Reasoning Out Loud
In school, a math teacher does not just write the answer on the board — they work through the problem step by step, showing every calculation and explaining each decision. This is not just for the students' benefit. Working problems out loud also helps the teacher catch their own mistakes. AI agents benefit from the same discipline: when they reason step by step before acting, they produce better answers and make mistakes that are easier to find and fix.
Why Step-by-Step Reasoning Works
When a language model jumps directly from a question to an answer, it compresses a complex process into a single move. Any errors in that compressed process are hidden — there are no intermediate steps to check. When the same model is asked to reason step by step, each intermediate conclusion is written down explicitly. This has two benefits. First, each step can be evaluated on its own: is this intermediate conclusion correct? Second, each step constrains the next step. A correct Step 2 is easier to reach when Step 1 is already verified. The chain of reasoning builds on itself, reducing the cumulative error that would appear when all steps are invisible. Researchers have found that asking language models to 'think step by step' — or using structured prompts that elicit intermediate reasoning — dramatically improves performance on multi-step problems like math, logic, and planning.
Writing intermediate reasoning steps forces a model to work through a problem sequentially. Each step is checkable, each step constrains the next, and errors become visible rather than hidden inside a single compressed answer.
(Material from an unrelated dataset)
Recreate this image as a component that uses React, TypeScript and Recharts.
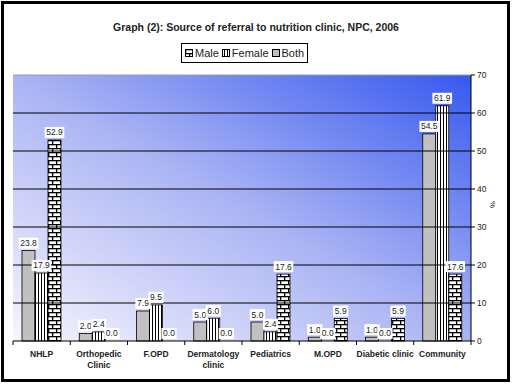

Reading a Chain-of-Thought Trace
A chain-of-thought trace is the written record of an agent's step-by-step reasoning before it acts. Here is an example of an agent reasoning through a task: 'The user wants to know which country has the most UNESCO World Heritage Sites. Let me think through this. I know France and China are often mentioned as top countries for heritage sites, but I should not rely on my memory alone for a specific count — these numbers change as new sites are added. I will search for the current UNESCO list and count the top entries. My action: run a web search for current UNESCO World Heritage Sites count by country.' Notice the structure: the agent states what it knows, acknowledges what it does not know, decides what information it needs, and then chooses an action. This is very different from the agent simply outputting 'I will search UNESCO World Heritage Sites' with no explanation.
A chain-of-thought trace is the step-by-step written reasoning an agent produces before selecting an action. Reading these traces lets designers and users understand why the agent made a specific decision.
What Makes Reasoning Trustworthy?
Not every chain-of-thought trace is trustworthy. A model can generate a reasoning chain that sounds rigorous but contains a subtle error, a false assumption, or a logical leap that does not hold. Three qualities distinguish trustworthy reasoning from plausible-sounding but flawed reasoning. Groundedness: does each step follow from the previous one and from actual evidence, rather than from assumption? A step that says 'I assume X without checking' is not grounded. Calibrated uncertainty: does the agent acknowledge when it does not know something, rather than asserting everything with equal confidence? Good reasoning flags its own uncertain parts. Verifiability: can the reasoning steps be checked against external facts or logical rules? Steps that are vague or circular are harder to verify and therefore less trustworthy.
Flashcards — click each card to reveal the answer
Why does reasoning step by step improve an agent's accuracy compared to answering immediately?
An agent reasons: 'France has the most UNESCO World Heritage Sites, so I will write that in my answer.' What quality of good reasoning does this violate?
Write a Reasoning Trace
- Step 1: An agent receives this task: 'I have 47 dollars. I want to buy the most books possible from an online store where paperbacks cost $8.99 each and shipping is $3.50 for the whole order. How many books can I buy?'
- Step 2: Write a full chain-of-thought reasoning trace for the agent — at least five explicit steps. Show every intermediate calculation or logical conclusion. Do NOT jump to the answer in the first step.
- Step 3: At the end of your trace, write the action the agent should take (in this case, produce the final answer).
- Step 4: Swap your trace with a partner (or review it yourself) and check it for grounded reasoning, calibrated uncertainty, and verifiability. Mark any step that fails one of these qualities.
- Step 5: What would the trace look like if the agent had not reasoned step by step — just jumped to an answer? Write that version too and compare.